### Task brief
All of the listing below must be repeated word for word. Pictures are the only thing to omit.

### Records
════════════════

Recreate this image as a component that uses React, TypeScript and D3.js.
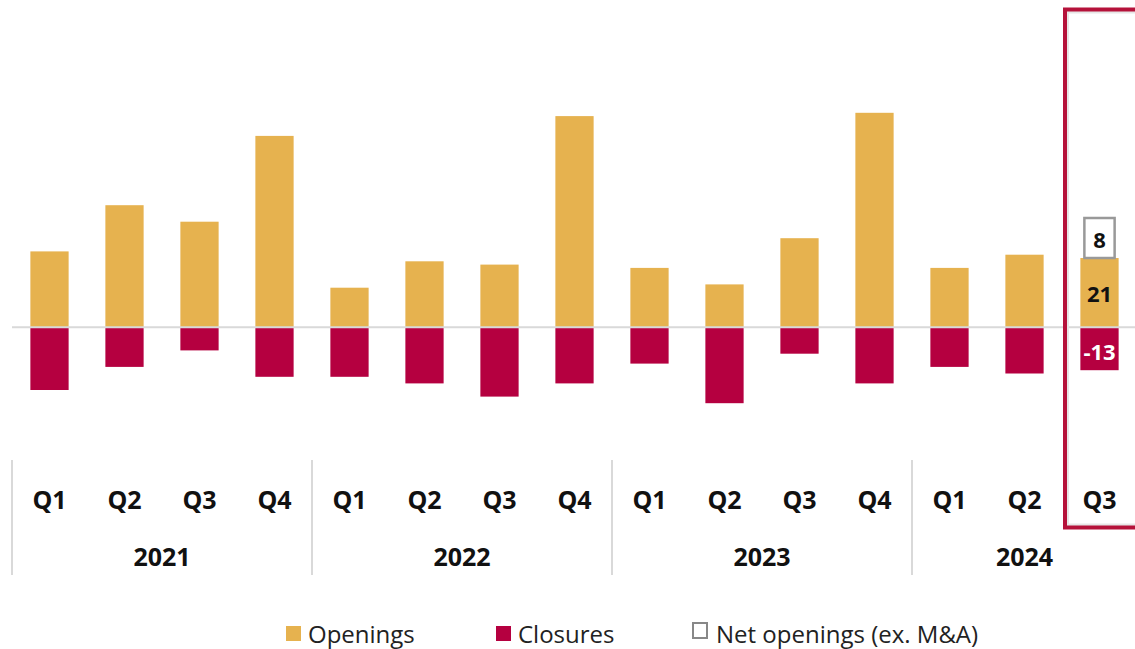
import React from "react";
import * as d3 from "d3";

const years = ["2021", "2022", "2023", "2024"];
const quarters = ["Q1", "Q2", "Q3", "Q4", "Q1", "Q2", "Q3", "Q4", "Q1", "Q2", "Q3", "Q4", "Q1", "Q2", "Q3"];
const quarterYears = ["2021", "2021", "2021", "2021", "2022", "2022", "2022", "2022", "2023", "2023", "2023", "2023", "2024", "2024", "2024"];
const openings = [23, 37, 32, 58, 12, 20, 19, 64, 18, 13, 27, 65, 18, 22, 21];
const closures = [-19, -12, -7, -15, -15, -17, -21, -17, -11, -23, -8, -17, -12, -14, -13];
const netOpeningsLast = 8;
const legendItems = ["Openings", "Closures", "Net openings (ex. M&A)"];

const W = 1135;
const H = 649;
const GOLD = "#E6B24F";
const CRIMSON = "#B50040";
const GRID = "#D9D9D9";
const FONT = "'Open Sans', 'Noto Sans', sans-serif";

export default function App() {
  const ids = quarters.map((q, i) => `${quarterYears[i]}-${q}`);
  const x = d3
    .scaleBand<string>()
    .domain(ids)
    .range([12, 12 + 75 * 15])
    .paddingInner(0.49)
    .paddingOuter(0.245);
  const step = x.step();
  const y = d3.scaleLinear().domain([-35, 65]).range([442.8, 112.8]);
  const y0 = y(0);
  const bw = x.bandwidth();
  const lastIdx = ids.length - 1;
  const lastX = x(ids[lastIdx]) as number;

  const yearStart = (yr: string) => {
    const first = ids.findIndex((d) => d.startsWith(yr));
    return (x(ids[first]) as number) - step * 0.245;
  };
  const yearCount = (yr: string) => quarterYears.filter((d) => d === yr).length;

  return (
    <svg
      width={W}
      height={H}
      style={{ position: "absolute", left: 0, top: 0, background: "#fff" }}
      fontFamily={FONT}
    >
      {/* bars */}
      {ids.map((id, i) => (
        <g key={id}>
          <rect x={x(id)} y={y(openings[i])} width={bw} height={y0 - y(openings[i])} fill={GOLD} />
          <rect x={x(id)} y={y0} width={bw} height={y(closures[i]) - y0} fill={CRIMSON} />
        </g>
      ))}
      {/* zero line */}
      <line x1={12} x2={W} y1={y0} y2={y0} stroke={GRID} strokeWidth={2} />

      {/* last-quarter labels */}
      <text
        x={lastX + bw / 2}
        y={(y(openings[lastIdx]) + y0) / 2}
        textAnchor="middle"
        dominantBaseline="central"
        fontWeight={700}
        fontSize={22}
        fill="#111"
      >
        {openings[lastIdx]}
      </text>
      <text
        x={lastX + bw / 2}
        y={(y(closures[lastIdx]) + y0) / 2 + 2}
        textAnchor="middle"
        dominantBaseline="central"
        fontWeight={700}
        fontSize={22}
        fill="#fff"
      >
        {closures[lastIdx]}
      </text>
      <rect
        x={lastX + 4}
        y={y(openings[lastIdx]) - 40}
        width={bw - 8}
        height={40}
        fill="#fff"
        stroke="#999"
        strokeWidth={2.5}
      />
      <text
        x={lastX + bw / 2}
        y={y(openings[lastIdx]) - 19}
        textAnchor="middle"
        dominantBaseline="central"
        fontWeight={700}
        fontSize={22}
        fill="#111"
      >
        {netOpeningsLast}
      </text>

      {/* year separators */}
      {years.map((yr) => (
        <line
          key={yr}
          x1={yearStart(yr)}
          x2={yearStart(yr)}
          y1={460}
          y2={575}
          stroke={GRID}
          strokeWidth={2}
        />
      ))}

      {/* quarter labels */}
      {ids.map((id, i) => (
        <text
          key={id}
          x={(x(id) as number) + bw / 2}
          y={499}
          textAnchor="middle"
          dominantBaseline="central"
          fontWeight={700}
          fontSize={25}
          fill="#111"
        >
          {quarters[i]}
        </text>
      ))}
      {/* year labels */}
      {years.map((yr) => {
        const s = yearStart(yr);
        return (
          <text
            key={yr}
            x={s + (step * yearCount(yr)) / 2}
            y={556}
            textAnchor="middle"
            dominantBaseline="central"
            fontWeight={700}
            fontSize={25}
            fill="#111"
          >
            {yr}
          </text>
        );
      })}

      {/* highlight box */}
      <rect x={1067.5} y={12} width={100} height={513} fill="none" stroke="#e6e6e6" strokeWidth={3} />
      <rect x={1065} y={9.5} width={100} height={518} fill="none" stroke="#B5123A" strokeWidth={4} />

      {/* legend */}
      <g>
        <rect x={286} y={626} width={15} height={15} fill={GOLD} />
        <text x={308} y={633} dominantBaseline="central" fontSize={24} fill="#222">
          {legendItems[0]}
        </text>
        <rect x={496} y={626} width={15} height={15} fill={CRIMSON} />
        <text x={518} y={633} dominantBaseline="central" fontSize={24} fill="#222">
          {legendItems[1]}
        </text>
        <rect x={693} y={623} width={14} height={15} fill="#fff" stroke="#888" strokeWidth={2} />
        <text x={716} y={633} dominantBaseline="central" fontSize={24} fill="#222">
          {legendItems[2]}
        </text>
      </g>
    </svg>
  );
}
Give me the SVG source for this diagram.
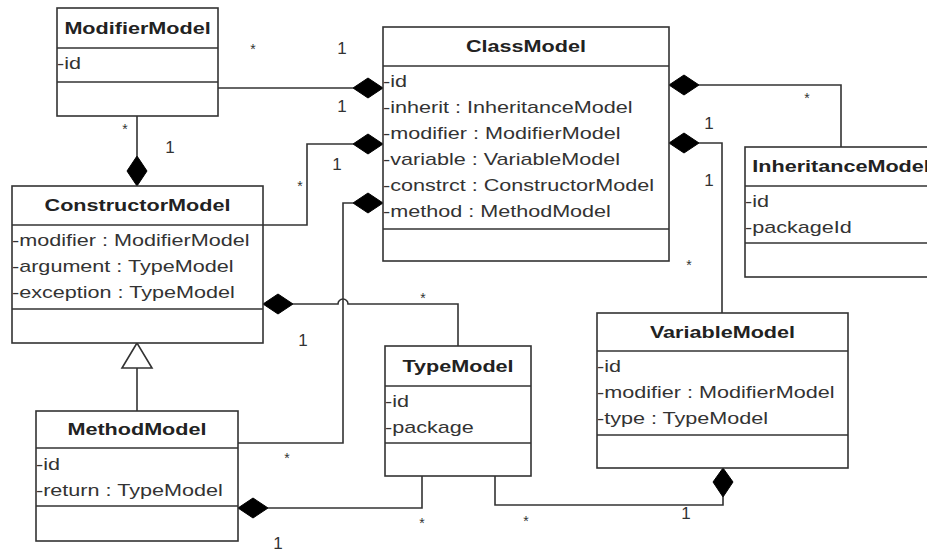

════════════════

### Solved problem
Recreate this image as a component that uses React, TypeScript and D3.js.
import React from "react";
import * as d3 from "d3";

const years = ["2021", "2022", "2023", "2024"];
const quarters = ["Q1", "Q2", "Q3", "Q4", "Q1", "Q2", "Q3", "Q4", "Q1", "Q2", "Q3", "Q4", "Q1", "Q2", "Q3"];
const quarterYears = ["2021", "2021", "2021", "2021", "2022", "2022", "2022", "2022", "2023", "2023", "2023", "2023", "2024", "2024", "2024"];
const openings = [23, 37, 32, 58, 12, 20, 19, 64, 18, 13, 27, 65, 18, 22, 21];
const closures = [-19, -12, -7, -15, -15, -17, -21, -17, -11, -23, -8, -17, -12, -14, -13];
const netOpeningsLast = 8;
const legendItems = ["Openings", "Closures", "Net openings (ex. M&A)"];

const W = 1135;
const H = 649;
const GOLD = "#E6B24F";
const CRIMSON = "#B50040";
const GRID = "#D9D9D9";
const FONT = "'Open Sans', 'Noto Sans', sans-serif";

export default function App() {
  const ids = quarters.map((q, i) => `${quarterYears[i]}-${q}`);
  const x = d3
    .scaleBand<string>()
    .domain(ids)
    .range([12, 12 + 75 * 15])
    .paddingInner(0.49)
    .paddingOuter(0.245);
  const step = x.step();
  const y = d3.scaleLinear().domain([-35, 65]).range([442.8, 112.8]);
  const y0 = y(0);
  const bw = x.bandwidth();
  const lastIdx = ids.length - 1;
  const lastX = x(ids[lastIdx]) as number;

  const yearStart = (yr: string) => {
    const first = ids.findIndex((d) => d.startsWith(yr));
    return (x(ids[first]) as number) - step * 0.245;
  };
  const yearCount = (yr: string) => quarterYears.filter((d) => d === yr).length;

  return (
    <svg
      width={W}
      height={H}
      style={{ position: "absolute", left: 0, top: 0, background: "#fff" }}
      fontFamily={FONT}
    >
      {/* bars */}
      {ids.map((id, i) => (
        <g key={id}>
          <rect x={x(id)} y={y(openings[i])} width={bw} height={y0 - y(openings[i])} fill={GOLD} />
          <rect x={x(id)} y={y0} width={bw} height={y(closures[i]) - y0} fill={CRIMSON} />
        </g>
      ))}
      {/* zero line */}
      <line x1={12} x2={W} y1={y0} y2={y0} stroke={GRID} strokeWidth={2} />

      {/* last-quarter labels */}
      <text
        x={lastX + bw / 2}
        y={(y(openings[lastIdx]) + y0) / 2}
        textAnchor="middle"
        dominantBaseline="central"
        fontWeight={700}
        fontSize={22}
        fill="#111"
      >
        {openings[lastIdx]}
      </text>
      <text
        x={lastX + bw / 2}
        y={(y(closures[lastIdx]) + y0) / 2 + 2}
        textAnchor="middle"
        dominantBaseline="central"
        fontWeight={700}
        fontSize={22}
        fill="#fff"
      >
        {closures[lastIdx]}
      </text>
      <rect
        x={lastX + 4}
        y={y(openings[lastIdx]) - 40}
        width={bw - 8}
        height={40}
        fill="#fff"
        stroke="#999"
        strokeWidth={2.5}
      />
      <text
        x={lastX + bw / 2}
        y={y(openings[lastIdx]) - 19}
        textAnchor="middle"
        dominantBaseline="central"
        fontWeight={700}
        fontSize={22}
        fill="#111"
      >
        {netOpeningsLast}
      </text>

      {/* year separators */}
      {years.map((yr) => (
        <line
          key={yr}
          x1={yearStart(yr)}
          x2={yearStart(yr)}
          y1={460}
          y2={575}
          stroke={GRID}
          strokeWidth={2}
        />
      ))}

      {/* quarter labels */}
      {ids.map((id, i) => (
        <text
          key={id}
          x={(x(id) as number) + bw / 2}
          y={499}
          textAnchor="middle"
          dominantBaseline="central"
          fontWeight={700}
          fontSize={25}
          fill="#111"
        >
          {quarters[i]}
        </text>
      ))}
      {/* year labels */}
      {years.map((yr) => {
        const s = yearStart(yr);
        return (
          <text
            key={yr}
            x={s + (step * yearCount(yr)) / 2}
            y={556}
            textAnchor="middle"
            dominantBaseline="central"
            fontWeight={700}
            fontSize={25}
            fill="#111"
          >
            {yr}
          </text>
        );
      })}

      {/* highlight box */}
      <rect x={1067.5} y={12} width={100} height={513} fill="none" stroke="#e6e6e6" strokeWidth={3} />
      <rect x={1065} y={9.5} width={100} height={518} fill="none" stroke="#B5123A" strokeWidth={4} />

      {/* legend */}
      <g>
        <rect x={286} y={626} width={15} height={15} fill={GOLD} />
        <text x={308} y={633} dominantBaseline="central" fontSize={24} fill="#222">
          {legendItems[0]}
        </text>
        <rect x={496} y={626} width={15} height={15} fill={CRIMSON} />
        <text x={518} y={633} dominantBaseline="central" fontSize={24} fill="#222">
          {legendItems[1]}
        </text>
        <rect x={693} y={623} width={14} height={15} fill="#fff" stroke="#888" strokeWidth={2} />
        <text x={716} y={633} dominantBaseline="central" fontSize={24} fill="#222">
          {legendItems[2]}
        </text>
      </g>
    </svg>
  );
}
Give me the SVG source for this diagram.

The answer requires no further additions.